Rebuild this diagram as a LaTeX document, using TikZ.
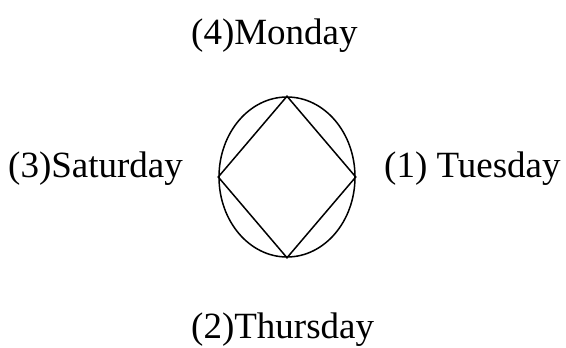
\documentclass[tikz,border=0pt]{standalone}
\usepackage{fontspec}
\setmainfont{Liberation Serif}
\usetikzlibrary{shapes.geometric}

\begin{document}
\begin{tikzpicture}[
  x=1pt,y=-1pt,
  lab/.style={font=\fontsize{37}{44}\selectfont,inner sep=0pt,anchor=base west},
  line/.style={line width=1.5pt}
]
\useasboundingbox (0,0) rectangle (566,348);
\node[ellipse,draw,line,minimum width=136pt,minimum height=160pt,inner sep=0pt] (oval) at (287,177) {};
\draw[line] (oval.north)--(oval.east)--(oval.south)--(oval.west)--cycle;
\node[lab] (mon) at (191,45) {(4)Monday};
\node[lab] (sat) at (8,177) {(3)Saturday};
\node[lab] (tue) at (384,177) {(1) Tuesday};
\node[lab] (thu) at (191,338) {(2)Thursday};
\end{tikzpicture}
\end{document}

+++

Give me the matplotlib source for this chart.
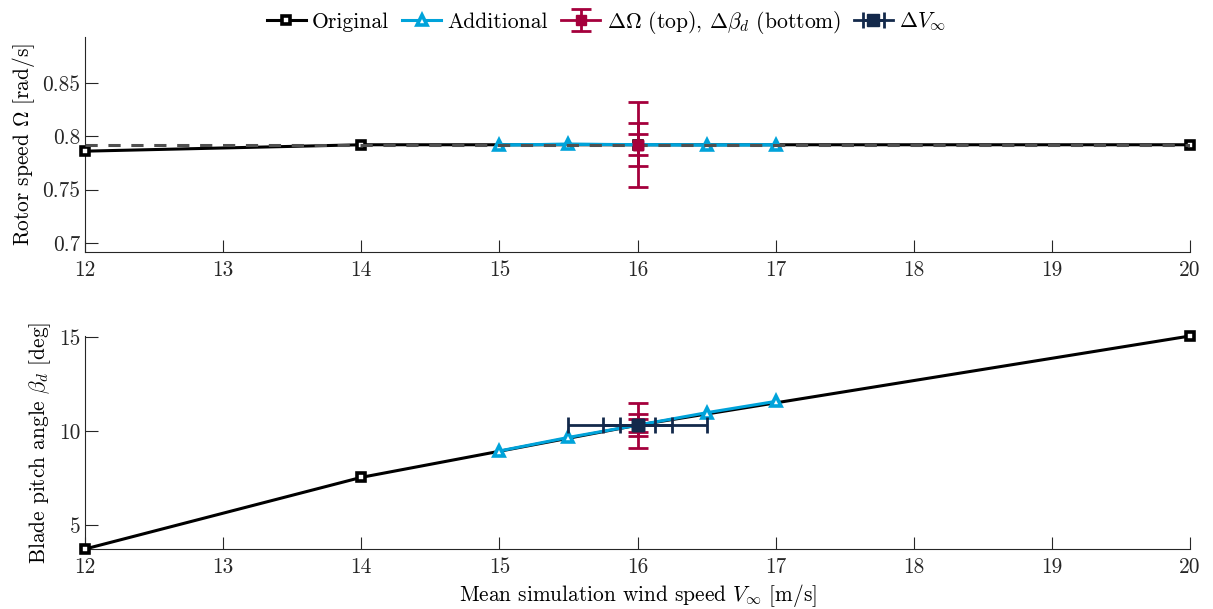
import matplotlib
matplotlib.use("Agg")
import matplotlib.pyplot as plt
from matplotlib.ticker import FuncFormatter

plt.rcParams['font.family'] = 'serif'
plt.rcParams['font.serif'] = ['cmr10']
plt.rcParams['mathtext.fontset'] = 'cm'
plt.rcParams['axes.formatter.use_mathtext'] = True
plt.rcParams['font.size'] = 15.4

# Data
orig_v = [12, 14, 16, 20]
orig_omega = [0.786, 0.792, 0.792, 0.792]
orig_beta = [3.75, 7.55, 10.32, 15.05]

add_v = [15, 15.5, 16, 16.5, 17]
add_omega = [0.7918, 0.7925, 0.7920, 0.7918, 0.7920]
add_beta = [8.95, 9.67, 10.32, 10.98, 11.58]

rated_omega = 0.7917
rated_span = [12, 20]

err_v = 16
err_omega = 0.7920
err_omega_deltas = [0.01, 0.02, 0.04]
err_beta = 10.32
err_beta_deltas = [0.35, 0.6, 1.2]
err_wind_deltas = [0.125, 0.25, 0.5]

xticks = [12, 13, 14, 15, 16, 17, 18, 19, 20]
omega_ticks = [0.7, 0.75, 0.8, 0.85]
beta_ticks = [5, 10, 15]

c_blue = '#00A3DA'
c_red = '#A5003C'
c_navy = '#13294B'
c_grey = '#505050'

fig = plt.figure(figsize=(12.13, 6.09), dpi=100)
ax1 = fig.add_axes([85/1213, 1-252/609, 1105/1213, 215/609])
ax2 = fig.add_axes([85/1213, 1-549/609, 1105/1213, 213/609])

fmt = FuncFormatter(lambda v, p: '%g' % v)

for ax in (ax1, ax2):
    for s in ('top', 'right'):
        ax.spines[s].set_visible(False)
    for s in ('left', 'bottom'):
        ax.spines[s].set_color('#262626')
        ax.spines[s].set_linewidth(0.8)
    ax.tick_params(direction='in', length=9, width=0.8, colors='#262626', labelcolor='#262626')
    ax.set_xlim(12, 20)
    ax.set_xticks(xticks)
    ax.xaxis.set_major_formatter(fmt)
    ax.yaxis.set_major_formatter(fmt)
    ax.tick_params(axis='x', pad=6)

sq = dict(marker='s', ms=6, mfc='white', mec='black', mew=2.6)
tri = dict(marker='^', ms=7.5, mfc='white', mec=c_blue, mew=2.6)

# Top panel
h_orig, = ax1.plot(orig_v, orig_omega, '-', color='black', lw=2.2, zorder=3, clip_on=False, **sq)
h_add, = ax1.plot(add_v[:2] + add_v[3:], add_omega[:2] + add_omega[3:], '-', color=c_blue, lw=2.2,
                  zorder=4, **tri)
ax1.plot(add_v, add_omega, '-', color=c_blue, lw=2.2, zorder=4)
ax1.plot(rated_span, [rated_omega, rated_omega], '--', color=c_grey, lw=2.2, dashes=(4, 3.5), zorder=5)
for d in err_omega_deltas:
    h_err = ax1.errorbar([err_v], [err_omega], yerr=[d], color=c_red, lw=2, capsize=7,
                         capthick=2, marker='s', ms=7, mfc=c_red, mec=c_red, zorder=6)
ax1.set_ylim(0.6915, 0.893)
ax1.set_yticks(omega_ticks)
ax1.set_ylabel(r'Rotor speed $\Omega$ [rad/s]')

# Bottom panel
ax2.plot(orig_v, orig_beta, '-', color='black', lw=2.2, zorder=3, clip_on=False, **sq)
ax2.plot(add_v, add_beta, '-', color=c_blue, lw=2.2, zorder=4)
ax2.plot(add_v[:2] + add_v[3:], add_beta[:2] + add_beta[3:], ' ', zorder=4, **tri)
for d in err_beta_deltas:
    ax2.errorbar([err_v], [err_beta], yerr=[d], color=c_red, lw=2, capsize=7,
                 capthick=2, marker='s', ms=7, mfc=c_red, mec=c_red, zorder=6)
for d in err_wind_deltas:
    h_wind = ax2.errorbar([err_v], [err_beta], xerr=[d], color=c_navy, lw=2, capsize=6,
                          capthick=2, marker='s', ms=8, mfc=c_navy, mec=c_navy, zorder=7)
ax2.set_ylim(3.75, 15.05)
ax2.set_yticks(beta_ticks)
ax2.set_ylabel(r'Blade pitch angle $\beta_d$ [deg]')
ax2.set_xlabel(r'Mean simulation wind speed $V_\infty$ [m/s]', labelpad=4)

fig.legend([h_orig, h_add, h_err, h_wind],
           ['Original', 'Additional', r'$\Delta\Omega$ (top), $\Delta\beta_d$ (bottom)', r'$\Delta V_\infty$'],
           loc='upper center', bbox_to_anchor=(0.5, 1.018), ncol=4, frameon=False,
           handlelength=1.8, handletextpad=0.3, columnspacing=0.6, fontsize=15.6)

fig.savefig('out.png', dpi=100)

+++

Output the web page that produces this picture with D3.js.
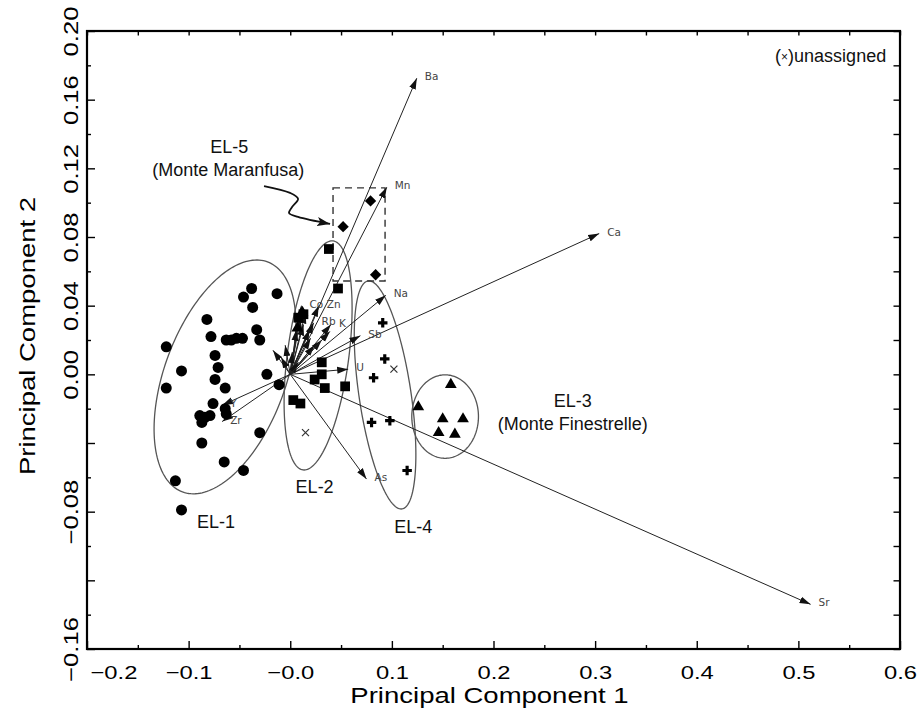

+++

- YOUR INSTRUCTIONS: Print out, exactly and with nothing added, the lines starting at the line holding "Give me the matplotlib source for this chart." and ending at the line holding "add_beta = [8.95, 9.67, 10.32, 10.98, 11.58]", minus any pictures.

- RESPONSE:
Give me the matplotlib source for this chart.
import matplotlib
matplotlib.use("Agg")
import matplotlib.pyplot as plt
from matplotlib.ticker import FuncFormatter

plt.rcParams['font.family'] = 'serif'
plt.rcParams['font.serif'] = ['cmr10']
plt.rcParams['mathtext.fontset'] = 'cm'
plt.rcParams['axes.formatter.use_mathtext'] = True
plt.rcParams['font.size'] = 15.4

# Data
orig_v = [12, 14, 16, 20]
orig_omega = [0.786, 0.792, 0.792, 0.792]
orig_beta = [3.75, 7.55, 10.32, 15.05]

add_v = [15, 15.5, 16, 16.5, 17]
add_omega = [0.7918, 0.7925, 0.7920, 0.7918, 0.7920]
add_beta = [8.95, 9.67, 10.32, 10.98, 11.58]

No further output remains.